Familial Energy Work Part 1: Introduction

An ongoing series detailing the imperativeness of family connections as it relates to spiritual development and cosmic responsibility.

Here in the West, we are individualized to our detriment. Even our socialization, from the time we are school-aged until we retire from the workforce is focused on using others so that we (the individual) can advance. We’re encouraged to leave home while we are still teenagers. We’re encouraged to abandon our elders when they can no longer care for themselves. We’re encouraged to chase the idea of complete self-sufficiency, even when the reality of our survival depends on connectedness. It makes sense that spiritually, we adopt the same principles.


I think back to when I was fully aware of the steps I was taking on my journey with spirituality and energy work. Because my family has only adopted & introduced me to Christianity, I felt so alone. But the truth was, it was the birth of my daughter that really put a fire under me to want to learn more. I abandoned Christianity as it was taught to me, studied the teachings through different literary lenses, reclaimed it on my own terms and integrated it into my interfaith practice. I couldn’t have done this without breaking away from my family’s religious policies & going on my own journey. I also couldn’t have done it without my family’s interference and presence.


It has become more and more apparent the enormity that our families play in our spiritual development. This is why Ancestral veneration has been such a huge topic recently, whether it’s being encouraged or demonized. Even those who demonize spiritual practices involving ancestors seem to do so because they fear disrespecting religious practices passed on to them by their families.


People of African descent who have broken ties to the continent and are residing in the U.S. have an especially complicated relationship with spirituality, particularly because our families were separated. I am a practicing Muslim, however my choice to identify as interfaith is due to the fact that my ancestral lineage is so fractured. In order to honor my people and learn about how they connected to spirit, I must adopt a multi-spiritual practice.


At times it has been overwhelming, but the gifts far outweigh the burdens. The understanding is truly priceless. I was and continue to be divinely guided by my ancestors, and I am eternally grateful for them for the wisdom they have graced me with and their protection. I would not be here if it wasn’t for them. They led me on a journey that was difficult, but the path was laden with so many blessings and experiences that I needed to further understand who I am and what I am capable of. Each step of the way, it was faith, nature, rhythm and community that kept me alive & safe, even in the midst of so much unrest.

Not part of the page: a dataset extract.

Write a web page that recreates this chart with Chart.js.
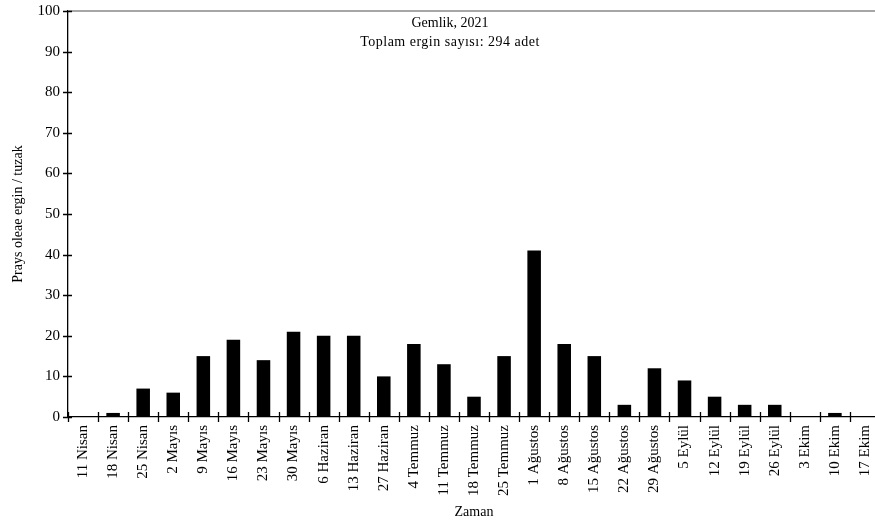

Each step of the journey brought me further understanding about the endurance, the joy, the pain & the trials of my people. Many of blessings I reaped the benefits from were earned through emotional & energetic labor. My survival depended on me, in some ways, re-living what they had gone through so that I could understand what it took just for me to even be born. It was made clear to me that the opportunity to live was also the opportunity to heal. To renew. To clear out things that had plagued my bloodlines for centuries and give my children a better chance at creating the lives they want for themselves without the baggage of unresolved trauma from generations past.


When I began my spiritual journey, I was under the impression that I was doing this for me and my kids. And I am. But it has taken years to understand that the purpose of this work is about so much more than the futures we hope to create. It’s also about honoring our past. These things are not separate. There is no future without what is past. And the past’s purpose cannot be complete without the creation of a clear, free and authentic future.


We are celestial beings; much more than these temporary bodies. And while we know we are more than these bodies, we must become aware of the intelligence within our blood & bones. Again, there can be no separation. Just as I honor my ancestors with interfaith worship & ceremony, so must I integrate the things I’ve learned from different ends of the spiritual spectrum.


My life and future depends on my commitment to this work. And as I stated, my ancestral past is dependent on the success of the future.


This is why I am devoting myself to Familial Energy Work and chronicling it. This is where stories with incomplete endings find new beginnings.